One part of Nathan's post in particular drew my attention. Hamilton-Emery says this:
"… poetry belongs to you, not to the poet or the critic or merely the privileged and overeducated, not teachers or academics or editors..."To which Nathan replies:
"And, further, I can’t let this one go: is it really possible to be ‘overeducated’? What kind of strange nonsense is that? Is he pulling our legs? Can you actually have that much education that it eventually becomes a bad thing?"It is an interesting concept, isn't it? I've heard the phrase bandied about before, very often as part of a general argument (diatribe, if I'm to be unfriendly) equating intellectualism to elitism. But I do think there is some weight to the idea. It references, I suppose, formal education rather than all kinds of learning, and this perhaps leads us to the idea that too much regulation of anything is a bad thing. Formal education, particularly at University level, teaches specific ways of acquiring and using knowledge. Moreover, it is centered around the acquisition and use of knowledge as a means of responding to whatever the world throws at you. Just as growing up in a rough area with a poor education might burden a person with limited methods of resolving conflicts and solving problems, so might formal education, with its emphasis firmly and rightly on the intellect, lead to a propensity to respond to all manner of impetus in the same way.
The principle target of Private Eye's 'Pseuds' Corner' is not, after all, stupid or uneducated people trying to be something they aren't; it is educated people applying the full force of their intellect to banalities - in other words, making a lot of bluster over nothing. This has the effect of making intellectualism seem, as it well can be, like a mere exercise in being intellectual, rather than the application of a tool for the purposes of uncovering meaning. This is what I understand the criticism of 'overeducated' to be, that a person has, through absorption into academia, become more interested in the game of intellectualism, in the simple delights of applying the intellect, than in what it actually achieves.
Which is exactly the nature of the criticism most often directed at the poetry world from those who consider themselves outside it, though the view is expressed in a manner of different ways. Poetry is self-absorbed, if not interested in itself then interested in games of the intellect and written principally with intellectual gamesters in mind.
I don't agree with this view. But I don't feel that it is a completely unreasonable one to form based on some of the evidence. Most of the major British poetry journals tend to publish criticism in a format that has more in common with the essay mode of writing than a review of a film, novel or computer game. The trouble with the essay mode is that it assumes substance - so all poetry considered in this fashion automatically makes the leap to 'high' art - and that it discusses the mechanics of the accomplishment more than it does the effect. It skips the part which tells the reader why on earth they should be interested in the subject. When a review does make the effort to communicate some sense of an emotive response, there is often a whiff of Pseuds' Corner about it, partly because a high register is almost always inappropriate for declaring excitement or emotional transformation. So we end up with reviews that oscillate between oddly cold intimations of technical achievement, often expressed in quite foggy terms:
"This technique is an impressive expression of loss, of the desire to become what is missing."

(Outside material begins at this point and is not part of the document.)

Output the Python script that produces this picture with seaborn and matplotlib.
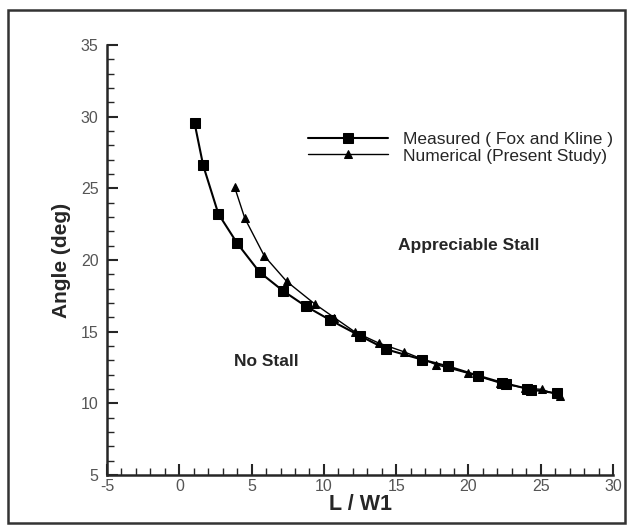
import numpy as np
import pandas as pd
import matplotlib
matplotlib.use("Agg")
import matplotlib.pyplot as plt
import seaborn as sns
from matplotlib.ticker import MultipleLocator
from matplotlib.patches import Rectangle

# Measured (Fox and Kline)
meas_x = [1.06, 1.65, 2.70, 4.00, 5.55, 7.18, 8.74, 10.45, 12.47, 14.33, 16.79,
          18.60, 20.67, 22.30, 22.60, 24.05, 24.35, 26.13]
meas_y = [29.53, 26.60, 23.22, 21.17, 19.15, 17.84, 16.78, 15.80, 14.72, 13.76, 13.05,
          12.58, 11.93, 11.45, 11.38, 11.02, 10.95, 10.70]

# Numerical (Present Study)
num_x = [3.83, 4.53, 5.88, 7.43, 9.37, 10.72, 12.16, 13.78, 15.55, 17.76, 19.96,
         22.20, 23.94, 25.08, 26.35]
num_y = [25.07, 22.91, 20.28, 18.50, 16.93, 15.98, 14.97, 14.21, 13.59, 12.70, 12.10,
         11.41, 11.06, 10.97, 10.52]

df_meas = pd.DataFrame({'L_W1': meas_x, 'angle': meas_y})
df_num = pd.DataFrame({'L_W1': num_x, 'angle': num_y})

sns.set_style('ticks')
plt.rcParams['font.family'] = ['Liberation Sans', 'DejaVu Sans']
plt.rcParams['axes.unicode_minus'] = False

fig = plt.figure(figsize=(6.27, 5.27), dpi=100)
ax = fig.add_axes([0.1707, 0.0987, 0.807, 0.816])

sns.lineplot(data=df_meas, x='L_W1', y='angle', sort=False, ax=ax, color='black',
             marker='s', markersize=7, markeredgecolor='black', linewidth=1.5,
             label='Measured ( Fox and Kline )')
sns.lineplot(data=df_num, x='L_W1', y='angle', sort=False, ax=ax, color='black',
             marker='^', markersize=5.5, markeredgecolor='black', linewidth=1.0,
             label='Numerical (Present Study)')

ax.set(xlim=(-5, 30), ylim=(5, 35))
ax.xaxis.set_major_locator(MultipleLocator(5))
ax.xaxis.set_minor_locator(MultipleLocator(1))
ax.yaxis.set_major_locator(MultipleLocator(5))
ax.yaxis.set_minor_locator(MultipleLocator(1))
ax.tick_params(which='major', direction='in', length=8, width=1.5, labelsize=11.5,
               labelcolor='#555555')
ax.tick_params(which='minor', direction='in', length=5, width=1.0)
ax.tick_params(axis='y', pad=6)
ax.tick_params(axis='x', pad=3)
for s in ['top', 'right']:
    ax.spines[s].set_visible(False)
for s in ['left', 'bottom']:
    ax.spines[s].set_linewidth(1.8)

ax.set_xlabel('L / W1', fontsize=15.5, fontweight='bold', labelpad=0)
ax.set_ylabel('Angle (deg)', fontsize=15, fontweight='bold', labelpad=7)

ax.text(20.0, 21.0, 'Appreciable Stall', fontsize=12.5, fontweight='bold',
        ha='center', va='center')
ax.text(6.0, 12.9, 'No Stall', fontsize=12.5, fontweight='bold',
        ha='center', va='center')

ax.legend(loc='upper left', bbox_to_anchor=(0.366, 0.835), frameon=False,
          fontsize=12.5, handlelength=4.6, handletextpad=0.9, labelspacing=0.1)

fig.patches.append(Rectangle((8 / 627, 4 / 527), 617 / 627, 513 / 527,
                             transform=fig.transFigure, fill=False,
                             edgecolor='#333333', linewidth=1.8))

fig.savefig('out.png', dpi=100)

Charles Bainbridge on Ciaran Carson in The GuardianAnd sheer silliness:
"His genius is in creating poetry for anyone with the slightest lingering wish for the beauty that can still infuse life. How he liberates us!"
Judy Gahagen on ‘Human Nature’ by Lance Lee, in Ambit
Somewhere along the line, all trace of genuine enthusiasm - and what else indicates an affair of the heart - is lost. I wouldn't suggest that the reasons for this, if anyone is with me so far, have to do with pretension or establishment politics. Nor do I suggest that I or some new generation are poised to wash the old order away, or indeed that there is no place for intellectualism in reviews. But its dominance makes me sympathise with anyone who has dipped a toe in contemporary poetry and fled, howling.
It may be that poetry compels more of an intellectual response. It could also be that poets, particularly those with a literature degree or two, are prone to over-analysing. Nathan's original post, for example, seems to me to give disproportionate consideration to what is ultimately a piece of marketing. "Who is this 'you'?" he asks, in response to Hamilton-Emery's "poetry belongs to you". Obviously it is the same 'you' that is addressed in all the other advertisements you see on the tube, in shop windows, on TV, on the Internet and in magazines every day. The advertising industry long ago cottoned on to the idea that people want to feel a product was specially designed with them in mind. That isn't to suggest Hamilton-Emery is being cynical - I'm sure he is sincere - but we often appropriate phrases and concepts we see elsewhere when writing in a similar mode.
And here am I giving even more disproportionate consideration to a phrase that really just means 'big-headed Guardian readers with degrees'. So there we are. Overeducation in action.